Если Он «всегда с нами до скончания века», то, конечно, не молчит, а говорит, и это всегдашнее слово Его — Аграф. Сердце человека — тоже «незаписанное слово Господне», и того, в Евангелии, может быть, нельзя прочесть без этого.
Тем же будет когда-нибудь Аграф для евангельской критики, чем «досиноптический источник» был для синоптиков, — темным, в светлом доме, окном в ночь Иисуса Неизвестного.
С мертвой точки сдвинется евангельская критика, а может быть, и все христианство, только тогда, когда заглянет за черту Евангелия, туда, где последний свидетель соглашается с первым, Иоанн — с Марком, где вместо четырех Евангелий — одно, «от Иисуса», и где, среди восходящих из-за горизонта, невидимых звезд, таинственнее всех мерцает созвездие Креста — оба неба, дневное и ночное, соединяющий знак:
Иисус вчера и сегодня и вовеки тот же (Евр. 13, 8),
тот же всегда и везде — по сю и по ту сторону Евангелия.
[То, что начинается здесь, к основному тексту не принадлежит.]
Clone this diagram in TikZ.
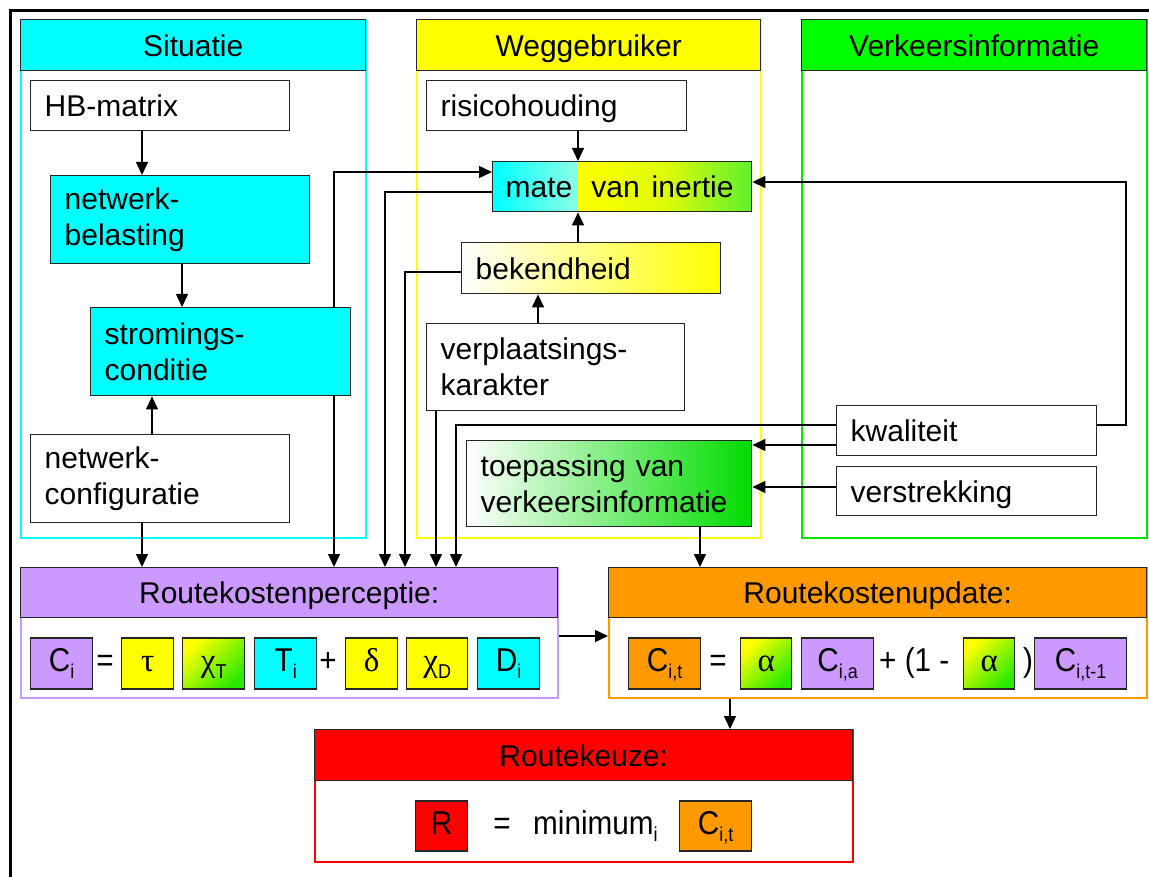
\documentclass[tikz,border=0pt]{standalone}
\usepackage{fontspec}
\setmainfont{Liberation Sans}
\newfontfamily\grk{Liberation Serif}
\newfontfamily\fmf[FakeStretch=0.9]{Liberation Sans}
\usetikzlibrary{arrows.meta}
\definecolor{cyn}{RGB}{0,255,255}
\definecolor{yel}{RGB}{255,255,0}
\definecolor{grn}{RGB}{0,255,0}
\definecolor{pnlgrn}{RGB}{0,230,0}
\definecolor{pur}{RGB}{204,153,255}
\definecolor{org}{RGB}{255,153,0}
\definecolor{rd}{RGB}{255,0,0}
\definecolor{mgrn}{RGB}{95,240,45}
\definecolor{dgrn}{RGB}{40,235,0}
\definecolor{tgrn}{RGB}{0,220,0}
\definecolor{mpale}{RGB}{215,255,215}
\newcommand{\sbs}[1]{\raisebox{-7pt}{\fontsize{20}{20}\selectfont #1}}
\begin{document}
\begin{tikzpicture}[x=1pt,y=-1pt,
  every node/.style={font=\fontsize{30}{36}\selectfont, inner sep=0pt},
  box/.style={draw=black!85, line width=1.4pt, anchor=north west, align=left, inner xsep=14pt, inner ysep=0pt},
  one/.style={text height=22, text depth=0},
  hdr/.style={draw=black!85, line width=1.4pt, anchor=north west, align=center, text height=22, text depth=0},
  panel/.style={line width=1.8pt, anchor=north west},
  fb/.style={draw=black!85, line width=1.4pt, anchor=west, minimum height=51, text height=24, text depth=8, font=\fmf\fontsize{33}{36}\selectfont},
  ft/.style={text height=24, text depth=8, font=\fmf\fontsize{33}{36}\selectfont},
  arr/.style={line width=1.3pt, -{Triangle[length=13pt,width=12pt]}},
  ln/.style={line width=1.3pt},
]
\useasboundingbox (0,0) rectangle (1149,877);
\fill[white] (0,0) rectangle (1149,877);

% coordinates for connector routing
\coordinate (c142) at (142,0);
\coordinate (c152) at (152,0);
\coordinate (c182) at (182,0);
\coordinate (c334) at (334,0);
\coordinate (c385) at (385,0);
\coordinate (c405) at (405,0);
\coordinate (c436) at (436,0);
\coordinate (c456) at (456,0);
\coordinate (c538) at (538,0);
\coordinate (c578) at (578,0);
\coordinate (c700) at (700,0);
\coordinate (c730) at (730,0);
\coordinate (c1126) at (1126,0);
\coordinate (y172) at (0,172);
\coordinate (y182) at (0,182);
\coordinate (y192) at (0,192);
\coordinate (y272) at (0,272);
\coordinate (y425) at (0,425);
\coordinate (y445) at (0,445);
\coordinate (y487) at (0,487);
\coordinate (y636) at (0,636);

% outer frame
\draw[line width=3.5pt] (10.5,890) -- (10.5,10.5) -- (1160,10.5);

% panels
\node[panel, draw=cyn, minimum width=345, minimum height=518] (sitp) at (20,19) {};
\node[panel, draw=yel, minimum width=344, minimum height=518] (wegp) at (416,19) {};
\node[panel, draw=pnlgrn, minimum width=345, minimum height=518] (vip) at (801,19) {};
\node[hdr, fill=cyn, minimum width=345, minimum height=51] (sit) at (20,19) {Situatie};
\node[hdr, fill=yel, minimum width=344, minimum height=51] (weg) at (416,19) {Weggebruiker};
\node[hdr, fill=grn, minimum width=345, minimum height=51] (vi) at (801,19) {Verkeersinformatie};

% situatie nodes
\node[box, one, fill=white, text width=231, minimum height=50] (hb) at (30,80) {HB-matrix};
\node[box, fill=cyn, text width=231, minimum height=88] (belast) at (50,175) {netwerk-\\belasting};
\node[box, fill=cyn, text width=232, minimum height=88] (strom) at (90,307) {stromings-\\conditie};
\node[box, fill=white, text width=231, minimum height=88] (config) at (30,434) {netwerk-\\configuratie};

% weggebruiker nodes
\node[box, one, fill=white, text width=232, minimum height=50] (risico) at (426,80) {risicohouding};
\node[box, one, inner xsep=13pt, text width=233, minimum height=50,
  path picture={
    \shade[left color=cyn, right color=yel!75!white, middle color=mpale]
      (path picture bounding box.north west) rectangle (path picture bounding box.south -| c578);
    \shade[left color=yel, right color=mgrn, middle color=yel!80!mgrn]
      (path picture bounding box.north -| c578) rectangle (path picture bounding box.south east);
  }] (mate) at (492,161) {mate\hspace{19pt}van\hspace{12pt}inertie};
\node[box, one, left color=white, right color=yel, text width=231, minimum height=51] (bek) at (461,242) {bekendheid};
\node[box, fill=white, text width=230, minimum height=87] (verpl) at (426,323) {verplaatsings-\\karakter};
\node[box, left color=white, right color=tgrn, text width=257, minimum height=86] (toep) at (466,440) {toepassing van\\verkeersinformatie};

% verkeersinformatie nodes
\node[box, one, fill=white, text width=232, minimum height=50] (kwal) at (836,405) {kwaliteit};
\node[box, one, fill=white, text width=232, minimum height=49] (verstr) at (836,466) {verstrekking};

% bottom blocks
\node[panel, draw=pur, minimum width=537, minimum height=130] (rkpp) at (20,567) {};
\node[hdr, fill=pur, minimum width=537, minimum height=50] (rkp) at (20,567) {Routekostenperceptie:};
\node[panel, draw=org, minimum width=538, minimum height=130] (rkup) at (608,567) {};
\node[hdr, fill=org, minimum width=538, minimum height=50] (rku) at (608,567) {Routekostenupdate:};
\node[panel, draw=rd, minimum width=538, minimum height=132] (rkzp) at (314,729) {};
\node[hdr, fill=rd, minimum width=538, minimum height=51] (rkz) at (314,729) {Routekeuze:};

% formula: route cost perception
\node[fb, fill=pur, minimum width=62] (ci) at (30,663.5) {C\sbs{i}};
\node[ft] (eqa) at (105,663.5) {=};
\node[fb, fill=yel, minimum width=52] (tau) at (121,663.5) {{\grk τ}};
\node[fb, top color=yel, bottom color=dgrn, shading angle=45, minimum width=62] (chit) at (182,663.5) {{\grk χ}\sbs{T}};
\node[fb, fill=cyn, minimum width=62] (ti) at (254,663.5) {T\sbs{i}};
\node[ft] (plusa) at (328,663.5) {+};
\node[fb, fill=yel, minimum width=52] (delta) at (345,663.5) {{\grk δ}};
\node[fb, fill=yel, minimum width=61] (chid) at (406,663.5) {{\grk χ}\sbs{D}};
\node[fb, fill=cyn, minimum width=62] (di) at (477,663.5) {D\sbs{i}};

% formula: route cost update
\node[fb, fill=org, minimum width=72] (cit) at (628,663.5) {C\sbs{i,t}};
\node[ft] (eqb) at (718,663.5) {=};
\node[fb, top color=yel, bottom color=dgrn, shading angle=45, minimum width=51] (alpa) at (740,663.5) {{\grk α}};
\node[fb, fill=pur, minimum width=72] (cia) at (801,663.5) {C\sbs{i,a}};
\node[ft, anchor=west] (onem) at (879,663.5) {+ (1 -};
\node[fb, top color=yel, bottom color=dgrn, shading angle=45, minimum width=51] (alpb) at (963,663.5) {{\grk α}};
\node[ft] (cpar) at (1028,663.5) {)};
\node[fb, fill=pur, minimum width=92] (citm) at (1034,663.5) {C\sbs{i,t-1}};

% formula: route choice
\node[fb, fill=rd, minimum width=52, minimum height=50] (r) at (415,826) {R};
\node[ft] (eqc) at (502,826) {=};
\node[ft, anchor=west] (mini) at (533,826) {minimum\sbs{i}};
\node[fb, fill=org, minimum width=72, minimum height=50] (citb) at (679,826) {C\sbs{i,t}};

% connectors within Situatie
\draw[arr] (hb.south -| c142) -- (belast.north -| c142);
\draw[arr] (belast.south -| c182) -- (strom.north -| c182);
\draw[arr] (config.north -| c152) -- (strom.south -| c152);
\draw[arr] (config.south -| c142) -- (rkp.north -| c142);
\draw[arr] (strom.north -| c334) |- (mate.west |- y172);
\draw[arr] (strom.south -| c334) -- (rkp.north -| c334);

% connectors within Weggebruiker
\draw[arr] (risico.south -| c578) -- (mate.north -| c578);
\draw[arr] (bek.north -| c578) -- (mate.south -| c578);
\draw[arr] (verpl.north -| c538) -- (bek.south -| c538);
\draw[arr] (mate.west |- y192) -| (rkp.north -| c385);
\draw[arr] (bek.west |- y272) -| (rkp.north -| c405);
\draw[arr] (verpl.south -| c436) -- (rkp.north -| c436);
\draw[arr] (toep.south -| c700) -- (rku.north -| c700);

% connectors from Verkeersinformatie
\draw[arr] (kwal.west |- y425) -| (rkp.north -| c456);
\draw[arr] (kwal.west |- y445) -- (toep.east |- y445);
\draw[arr] (verstr.west |- y487) -- (toep.east |- y487);
\draw[arr] (kwal.east |- y425) -- (c1126 |- y425) -- (c1126 |- y182) -- (mate.east |- y182);

% bottom connectors
\draw[arr] (rkpp.east |- y636) -- (rkup.west |- y636);
\draw[arr] (rkup.south -| c730) -- (rkz.north -| c730);
\end{tikzpicture}
\end{document}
Девять зеркал: видимых нами — четыре — наши Евангелия, и пять невидимых: общий для Матфея и Луки, досиноптический источник, Q, «два особых» (Sonderquelle), по одному у каждого из них; нижний слой. А, IV Евангелия, и, наконец, самое темное, близкое к нам, зеркало — Agrapha. Девять зеркал поставлены друг против друга так, что одно в другом отражается: одно зеркало, Марка — в четырех — Матфея и Луки — двух видимых и двух невидимых, и все эти пять зеркал — в одном невидимом — Q; и все эти шесть в двух зеркалах Иоанна — в видимом — В, и невидимом — А; и, наконец, все эти восемь — в девятом, самом глубоком и таинственном, — в Аграфах.
С каждым новым отражением возрастает сложность сочетаний в геометрической прогрессии, что делает простейшую книгу, Евангелие, сложнейшею. Друг в друге отражаясь, углубляют друг друга до бесконечности; противоположнейших светов лучи пересекаются, преломляются, и между ними всеми — Он. Только так и могло быть изображено Лицо Неизобразимое. Если ни для какого другого лица во всемирной истории мы не имеем ничего подобного, то лицо и жизнь Иисуса мы лучше знаем или могли бы знать, чем жизнь кого бы то ни было во всемирной истории.
И вот, все-таки: «Vita Jesu Christi scribi nequit, жизнь Иисуса Христа не может быть написана». [199] С этой старинною, 70-х годов, но все еще как будто не устаревшею, тезою Гарнака соглашается, в наши дни, Вельгаузен: мы узнаем об Иисусе, даже у Марка, только необыкновенное, а повседневное — откуда Он, кто Его родители, в какое время, где, чем и как Он жил, — нам остается неизвестным. [200] Но, во-первых, все большее и лучшее знание тогдашней религиозно-бытовой иудейской среды позволяет нам заглянуть и в кое-что повседневное в жизни Иисуса, пусть малое, но важное. Во-вторых, сам Иисус так «необыкновенен», — с этим и Вельгаузен согласится, — что, может быть, неразумно сетовать на то, что и от свидетелей жизни Его мы узнаем больше необыкновенного, чем повседневного. И наконец, в-третьих: только необыкновенное мы знаем об Эдипе, Гамлете, Фаусте (1-й части); о двух последних — по нескольким месяцам, о первом — по нескольким часам жизни, но знание наше так глубоко, что, будь у нас нужный к тому поэтический — пророческий дар, мы могли бы, по этому видимому сегменту, восстановить весь невидимый круг, рассказать всю их жизнь. Только «необыкновенное» мы узнаем и об Иисусе, по крайней мере, по целому году, а может быть, и по двум, даже трем годам жизни Его; почему же мы не могли бы, будь у нас нужный дар, восстановить и по этому сегменту полный круг — всю Его жизнь?